Christine was only half joking. With its peace, still water and alleys of dark chestnut trees, the canal seems suited to a life of reflection. Yet we were in the heart of Paris, a few hundred yards from the roar of the Place de la République. A lifelong Parisian, Christine had never seen her home town like this, from a boat on the Canal Saint-Martin. “It’s like stepping out of time, yet very familiar,” she said.

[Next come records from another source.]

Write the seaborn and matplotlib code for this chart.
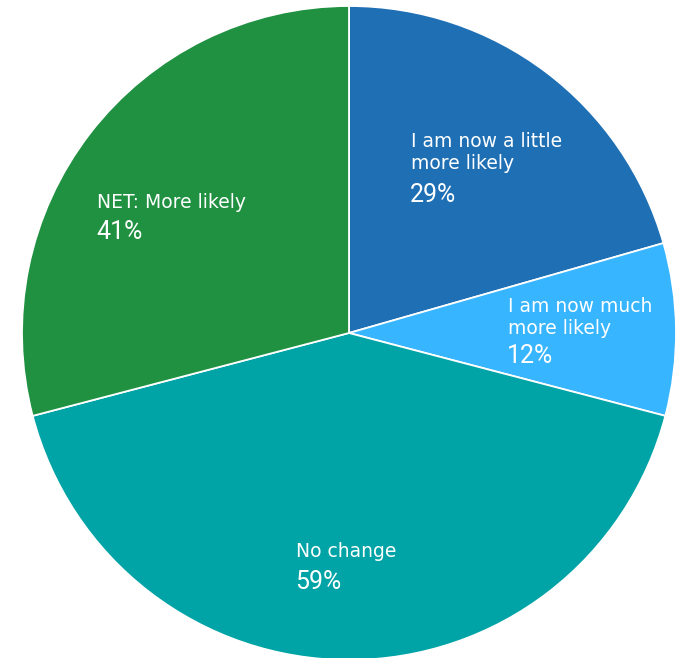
import matplotlib
matplotlib.use("Agg")
import matplotlib.pyplot as plt
import seaborn as sns

categories = ["I am now a little\nmore likely", "I am now much\nmore likely", "No change", "NET: More likely"]
values = [29, 12, 59, 41]
pct_labels = ["29%", "12%", "59%", "41%"]
colors = ["#1f6fb4", "#38b5ff", "#00a3a6", "#1f9141"]

sns.set_theme(style="white")
plt.rcParams['font.family'] = ['DejaVu Sans']

W, H = 678, 658
fig = plt.figure(figsize=(W / 100, H / 100), dpi=100)
# circle centre at (349, 333) px from top-left, radius 327 px
cx, cy, r = 349, 333, 327
ax = fig.add_axes([(cx - r) / W, (H - cy - r) / H, 2 * r / W, 2 * r / H])
wedges, _ = ax.pie(values, colors=colors, startangle=90, counterclock=False,
                   radius=1, wedgeprops=dict(edgecolor="white", linewidth=1.3),
                   frame=False)
for w in wedges:
    w.set_clip_on(False)
ax.set_xlim(-1, 1)
ax.set_ylim(-1, 1)
ax.set_aspect("equal")
ax.axis("off")

# label layout in pixels: left x, baseline of first name line, baseline of percentage
layout = [(411, 147, 202), (508, 312, 363), (296, 557, 589), (97, 208, 239)]
line_step = 22.5

def to_ax(px, py):
    return (px - (cx - r)) / (2 * r), ((cy + r) - py) / (2 * r)

for name, pct, (lx, ly, py) in zip(categories, pct_labels, layout):
    for i, line in enumerate(name.split("\n")):
        x, y = to_ax(lx, ly + i * line_step)
        ax.text(x, y, line, transform=ax.transAxes, color="white", fontsize=13.5,
                ha="left", va="baseline", family=['DejaVu Sans'])
    x, y = to_ax(lx - 1, py)
    ax.text(x, y, pct, transform=ax.transAxes, color="white", fontsize=18,
            ha="left", va="baseline",
            family=['Roboto', 'DejaVu Sans'])

fig.savefig("out.png", dpi=100)
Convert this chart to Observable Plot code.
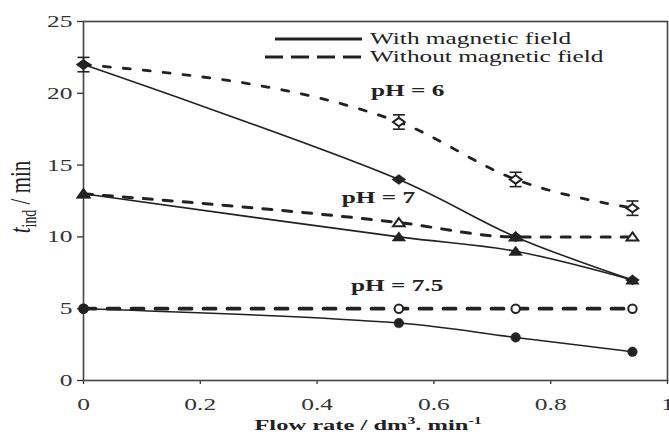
<!DOCTYPE html>
<html>
<head>
<meta charset="utf-8">
<script src="https://cdn.jsdelivr.net/npm/d3@7"></script>
<script src="https://cdn.jsdelivr.net/npm/@observablehq/plot@0.6"></script>
<style>
  body { margin: 0; background: #fff; }
  #chart svg { display: block; }
</style>
</head>
<body>
<div id="chart"></div>
<script>
// Induction time vs. flow rate at three pH values, with and without a magnetic field
const flowRates = [0, 0.54, 0.74, 0.94];
const ph6With = [22, 14, 10, 7];
const ph6Without = [22, 18, 14, 12];
const ph6WithoutErr = [0.5, 0.5, 0.5, 0.5];
const ph7With = [13, 10, 9, 7];
const ph7Without = [13, 11, 10, 10];
const ph75With = [5, 4, 3, 2];
const ph75Without = [5, 5, 5, 5];

const xTicks = [0, 0.2, 0.4, 0.6, 0.8, 1];
const xTickLabels = ["0", "0.2", "0.4", "0.6", "0.8", "1"];
const yTicks = [0, 5, 10, 15, 20, 25];
const legendLabels = ["With magnetic field", "Without magnetic field"];
const phLabels = ["pH = 6", "pH = 7", "pH = 7.5"];
const phLabelFlow = [0.555, 0.505, 0.537];
const phLabelTime = [20.2, 12.7, 6.6];

const series = (values, err) =>
  values.map((t, i) => ({flow: flowRates[i], t, err: err ? err[i] : 0}));

const s6w = series(ph6With), s6o = series(ph6Without, ph6WithoutErr);
const s7w = series(ph7With), s7o = series(ph7Without);
const s75w = series(ph75With), s75o = series(ph75Without);
const labels = phLabels.map((text, i) => ({text, flow: phLabelFlow[i], t: phLabelTime[i]}));

// marker shapes (slightly wide, like the printed figure)
const rOf = size => Math.sqrt(size / Math.PI);
const wideDiamond = {draw(ctx, size) { const r = rOf(size);
  ctx.moveTo(-1.4 * r, 0); ctx.lineTo(0, -r); ctx.lineTo(1.4 * r, 0); ctx.lineTo(0, r); ctx.closePath(); }};
const wideTriangle = {draw(ctx, size) { const r = rOf(size);
  ctx.moveTo(0, -r); ctx.lineTo(1.3 * r, 0.8 * r); ctx.lineTo(-1.3 * r, 0.8 * r); ctx.closePath(); }};
const cap = {draw(ctx, size) { const r = rOf(size); ctx.moveTo(-r, 0); ctx.lineTo(r, 0); }};

const ink = "#222";
const solid = {x: "flow", y: "t", curve: "catmull-rom", stroke: ink, strokeWidth: 1.6};
const dashed = (dash, w) => ({x: "flow", y: "t", curve: "monotone-x", stroke: ink, strokeWidth: w, strokeDasharray: dash});
const open = (symbol, r) => ({x: "flow", y: "t", symbol, r, fill: "white", stroke: ink, strokeWidth: 2});
const filled = (symbol, r) => ({x: "flow", y: "t", symbol, r, fill: ink, stroke: ink, strokeWidth: 0.5});

const plot = Plot.plot({
  width: 669,
  height: 436,
  marginLeft: 83,
  marginRight: 2,
  marginTop: 21,
  marginBottom: 56,
  style: {fontFamily: "'Liberation Serif', 'Times New Roman', serif", fontSize: "17px", color: "#333", background: "#fff"},
  x: {domain: [0, 1]},
  y: {domain: [0, 25]},
  marks: [
    Plot.axisX({ticks: xTicks, tickFormat: d => xTickLabels[xTicks.indexOf(d)], tickSize: 4, tickPadding: 13, label: null, strokeWidth: 1.3}),
    Plot.axisY({ticks: yTicks, tickSize: 6, tickPadding: 5, label: null, strokeWidth: 1.3}),
    Plot.frame({stroke: "#444", strokeWidth: 1.6}),
    // without magnetic field
    Plot.line(s6o, dashed("7,13", 2.8)),
    Plot.line(s7o, dashed("9,11", 3)),
    Plot.line(s75o, dashed("12,12", 3.8)),
    // with magnetic field
    Plot.line(s6w, solid),
    Plot.line(s7w, solid),
    Plot.line(s75w, solid),
    // error bars for pH 6 without field
    Plot.ruleX(s6o, {x: "flow", y1: d => d.t - d.err, y2: d => d.t + d.err, stroke: ink, strokeWidth: 1.5}),
    Plot.dot(s6o, {x: "flow", y: d => d.t - d.err, symbol: cap, r: 6, fill: "none", stroke: ink, strokeWidth: 1.6}),
    Plot.dot(s6o, {x: "flow", y: d => d.t + d.err, symbol: cap, r: 6, fill: "none", stroke: ink, strokeWidth: 1.6}),
    // open markers
    Plot.dot(s6o, open(wideDiamond, 4.2)),
    Plot.dot(s7o, open(wideTriangle, 4.5)),
    Plot.dot(s75o, open("circle", 4.2)),
    // filled markers
    Plot.dot(s6w, filled(wideDiamond, 5)),
    Plot.dot(s7w, filled(wideTriangle, 5.2)),
    Plot.dot(s75w, filled("circle", 4.8)),
    // pH annotations
    Plot.text(labels, {x: "flow", y: "t", text: "text", fontWeight: "bold", fontSize: 16, fill: "#222", className: "stretch"})
  ]
});

document.getElementById("chart").append(plot);

const svg = d3.select(plot);

// legend
const legend = svg.append("g").attr("stroke", ink);
legend.append("line").attr("x1", 275).attr("x2", 362).attr("y1", 39).attr("y2", 39).attr("stroke-width", 2.8);
legend.append("line").attr("x1", 265).attr("x2", 362).attr("y1", 57).attr("y2", 57).attr("stroke-width", 3).attr("stroke-dasharray", "18,8");
legendLabels.forEach((txt, i) => {
  svg.append("text").attr("class", "stretch").attr("x", 370).attr("y", 44 + i * 18)
    .attr("text-anchor", "start").attr("fill", "#222").attr("font-size", 16).text(txt);
});

// axis titles
const xt = svg.append("text").attr("class", "stretch").attr("x", 368).attr("y", 430)
  .attr("text-anchor", "middle").attr("font-weight", "bold").attr("font-size", 15.5).attr("fill", "#222");
xt.append("tspan").text("Flow rate / dm");
xt.append("tspan").attr("font-size", 10).attr("dy", -6).text("3");
xt.append("tspan").attr("dy", 6).text(". min");
xt.append("tspan").attr("font-size", 10).attr("dy", -6).text("-1");

// rotated title, widened across its glyph height
const yt = svg.append("text").attr("transform", "translate(30,197) scale(1.45,1) rotate(-90)")
  .attr("text-anchor", "middle").attr("font-size", 21).attr("fill", "#222");
yt.append("tspan").attr("font-style", "italic").text("t");
yt.append("tspan").attr("font-size", 14).attr("dy", 4).text("ind");
yt.append("tspan").attr("dy", -4).text(" / min");

// widen horizontal text
const widen = 1.5;
svg.selectAll("g[aria-label='x-axis tick label'] text, g[aria-label='y-axis tick label'] text, .stretch text, text.stretch")
  .each(function() {
    const len = this.getComputedTextLength();
    if (len > 0) {
      const k = this.classList.contains("stretch") || this.parentNode.classList.contains("stretch") ? 1.58 : widen;
      this.setAttribute("textLength", len * k);
      this.setAttribute("lengthAdjust", "spacingAndGlyphs");
    }
  });
</script>
</body>
</html>
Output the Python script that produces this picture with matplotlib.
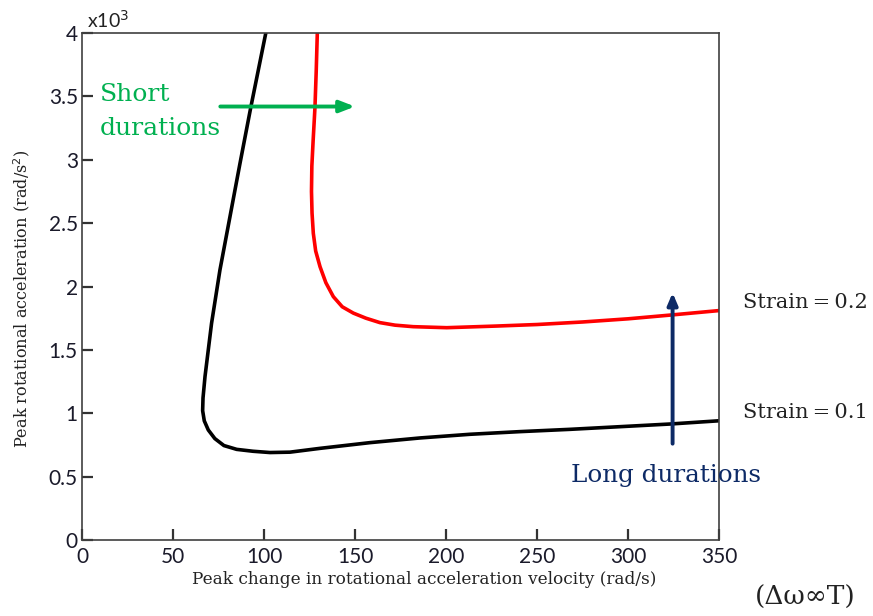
import matplotlib
matplotlib.use("Agg")
import matplotlib.pyplot as plt

# Strain = 0.1 curve (black): x in rad/s, y in 10^3 rad/s^2
strain01_x = [101.0, 92.7, 86.8, 81.3, 75.8, 71.2, 67.6, 66.5, 66.3, 67.2, 69.4, 73.0, 78.0, 85.0, 94.0, 103.3, 114.3, 130.8, 158.2, 185.7, 213.2, 240.7, 268.1, 295.6, 323.1, 350.5]
strain01_y = [4.00, 3.41, 2.97, 2.55, 2.13, 1.71, 1.29, 1.12, 1.02, 0.94, 0.868, 0.80, 0.745, 0.715, 0.700, 0.690, 0.693, 0.723, 0.768, 0.805, 0.834, 0.855, 0.873, 0.894, 0.915, 0.941]

# Strain = 0.2 curve (red)
strain02_x = [129.3, 128.7, 128.0, 127.0, 126.3, 126.1, 126.4, 127.1, 128.4, 130.8, 134.0, 138.1, 143.0, 149.1, 156.0, 163.7, 172.0, 182.0, 200.4, 227.8, 250.0, 275.0, 300.0, 323.6, 350.0]
strain02_y = [4.00, 3.70, 3.41, 3.15, 2.95, 2.75, 2.58, 2.42, 2.28, 2.156, 2.03, 1.92, 1.84, 1.79, 1.75, 1.715, 1.695, 1.683, 1.675, 1.688, 1.700, 1.720, 1.745, 1.775, 1.810]

x_ticks = [0, 50, 100, 150, 200, 250, 300, 350]
y_ticks = [0, 0.5, 1, 1.5, 2, 2.5, 3, 3.5, 4]
y_tick_labels = ["0", "0.5", "1", "1.5", "2", "2.5", "3", "3.5", "4"]

serif = ["DejaVu Serif"]
sans = ["Lato", "DejaVu Sans"]

fig = plt.figure(figsize=(8.73, 6.16), dpi=100)
ax = fig.add_axes([0.0939, 0.1234, 0.7297, 0.823])

ax.plot(strain01_x, strain01_y, color="black", lw=2.6, solid_capstyle="round", solid_joinstyle="round")
ax.plot(strain02_x, strain02_y, color="#ff0000", lw=2.6, solid_capstyle="round", solid_joinstyle="round")

ax.set_xlim(0, 350)
ax.set_ylim(0, 4)
ax.set_xticks(x_ticks)
ax.set_xticklabels([str(v) for v in x_ticks], fontfamily=sans, fontsize=15, color="#1a1a2a")
ax.set_yticks(y_ticks)
ax.set_yticklabels(y_tick_labels, fontfamily=sans, fontsize=15, color="#1a1a2a")
ax.tick_params(direction="in", length=8, width=1.6, color="#333333")
ax.tick_params(axis="x", pad=5)
ax.tick_params(axis="y", pad=3)
for s in ax.spines.values():
    s.set_color("#404040")
    s.set_linewidth(1.2)

fig.text(424 / 873, 1 - 580 / 616, "Peak change in rotational acceleration velocity (rad/s)",
         fontfamily=serif, fontsize=12.2, color="#222222", ha="center", va="center")
fig.text(22 / 873, 1 - 299 / 616, "Peak rotational acceleration (rad/s$^2$)",
         fontfamily=serif, fontsize=11.6, color="#222222", ha="center", va="center", rotation=90)

fig.text(87 / 873, 1 - 28 / 616, r"x10$^3$", fontfamily=sans, fontsize=14, color="#222222", ha="left", va="baseline")

# Short durations arrow
ax.annotate("", xy=(150, 3.42), xytext=(76, 3.42),
            arrowprops=dict(arrowstyle="-|>,head_length=0.9,head_width=0.35", color="#00b050", lw=2.8, shrinkA=0, shrinkB=0))
ax.text(9.9, 3.464, "Short", fontfamily=serif, fontsize=18, color="#00b050", ha="left", va="baseline")
ax.text(9.9, 3.195, "durations", fontfamily=serif, fontsize=18, color="#00b050", ha="left", va="baseline")

# Long durations arrow
ax.annotate("", xy=(324.5, 1.95), xytext=(324.5, 0.76),
            arrowprops=dict(arrowstyle="-|>,head_length=0.7,head_width=0.3", color="#0d2a66", lw=2.8, shrinkA=0, shrinkB=0))
ax.text(268.5, 0.51, "Long durations", fontfamily=serif, fontsize=17.7, color="#0d2a66", ha="left", va="center")

fig.text(743 / 873, 1 - 302 / 616, "Strain\u2009=\u20090.2", fontfamily=serif, fontsize=15, color="#222222", ha="left", va="center")
fig.text(743 / 873, 1 - 413 / 616, "Strain\u2009=\u20090.1", fontfamily=serif, fontsize=15, color="#222222", ha="left", va="center")
fig.text(755 / 873, 1 - 597 / 616, "(\u0394\u03c9\u221eT)", fontfamily=serif, fontsize=19, color="#222222", ha="left", va="center")

fig.savefig("out.png", dpi=100)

That mood is easy to understand because the 2.5mile (4km) waterway, built in the early 19th century on the order of Napoleon Bonaparte, opens doors to a forgotten city. A few times a day, open-topped boats cruise for two and a half hours along its length, between the Bassin de la Villette and the Arsenal pool by the Bastille. Less spectacular than a motor along the Seine, the slow trip reveals an intimate, sometimes secret, Paris. Gliding along the canal, descending the eight locks to the Seine, you sense how the old city’s north-central quartiersmust have felt when life was briefer, but much slower. Like the catacombs and the cemetery of Père Lachaise, the canal journey brings constant reminders of mortality.
“On your left is la Maison des Morts,” says the loudspeaker as we slide by the elegant limestone house where they paid rewards for bodies fished out of the canal. Leaving the Écluse des Morts, the lock of the dead, we are reminded that near by was the site of the terrible Montfaucon gallows, a huge structure where the hanged were left to rot by the dozen.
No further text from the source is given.